The SALT cap is a double tax that is devastating my home state of New Jersey. In my whole career, I’ve never seen such punitive tax policy. It was literally designed to pit states against each other. Republicans made it a battering ram to target places that didn’t vote for them.
There are those who say SALT is for the rich. That’s 100% poppycock. Last year, half of the population in New Jersey lived in middle-income households. Capping the SALT deduction hurt these middle-class families. Every county in New Jersey except for one has an average SALT deduction over the new $10,000 limit, with 80 percent of the households making under $200,000. The average in Bergen County, which I represent, was close to $25,000!

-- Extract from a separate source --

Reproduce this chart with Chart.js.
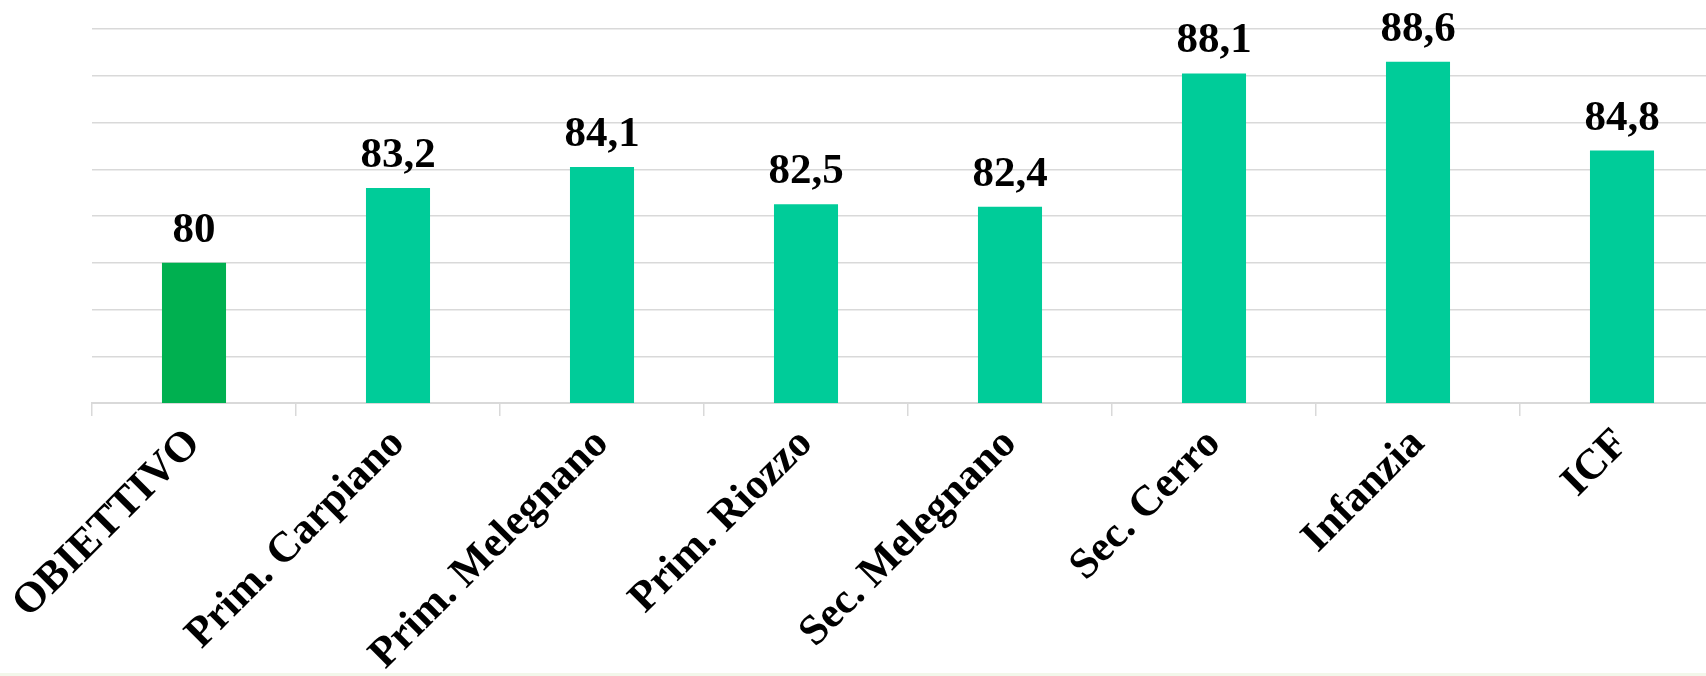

And when we’re talking about the damage, we need to look beyond individuals. This is important and often missed. Because capping SALT is bad for our communities.
For generations, the SALT deduction has given localities – counties, cities, and towns – flexibility to generate revenue streams that fund critical public services. I’m talking about education, about first responders, about housing in places like Paterson or Newark. These are working class or poor communities that rely on SALT savings to provide services.
So to people who say SALT is about the wealthy, my answer is you don’t know what you’re talking about. When Republicans capped SALT what they did was hold a gun to the temple of these communities. Cut services or go bankrupt. The tax scam has forced not just taxpayers but communities too into brutal decisions. And nobody wins except the one percent who pocketed these bounties.
I hear enough disingenuous criticism from the other side to choke a whale. But it wasn’t our party that forced through a gargantuan tax scam without so much as a hearing! It wasn’t our bill that sent 81% of their tax benefits (by 2026) to the wealthiest Americans and corporations!
We need a fix, and I have one. My bill, H.R. 1142, would bring back the full SALT deduction — and it’ll do it by restoring the top individual tax rate on top earners. The Joint Committee on Taxation estimates that this provision would raise about $217 billion over 10 years. We have 46 bipartisan cosponsors currently and momentum is growing behind it.
We know the cap has a marriage penalty, and the cap does not rise with inflation. Some proposals address these specific issues. But we need more than a band-aid. I strongly believe the House must pass a full repeal.
Taxpayers know SALT’s importance. Members in high-tax states who spearheaded this provision – including a couple who served on our very committee – were replaced in-part because of boiling voter frustration. I know my four new Democratic colleagues from New Jersey agree that addressing SALT is a top priority.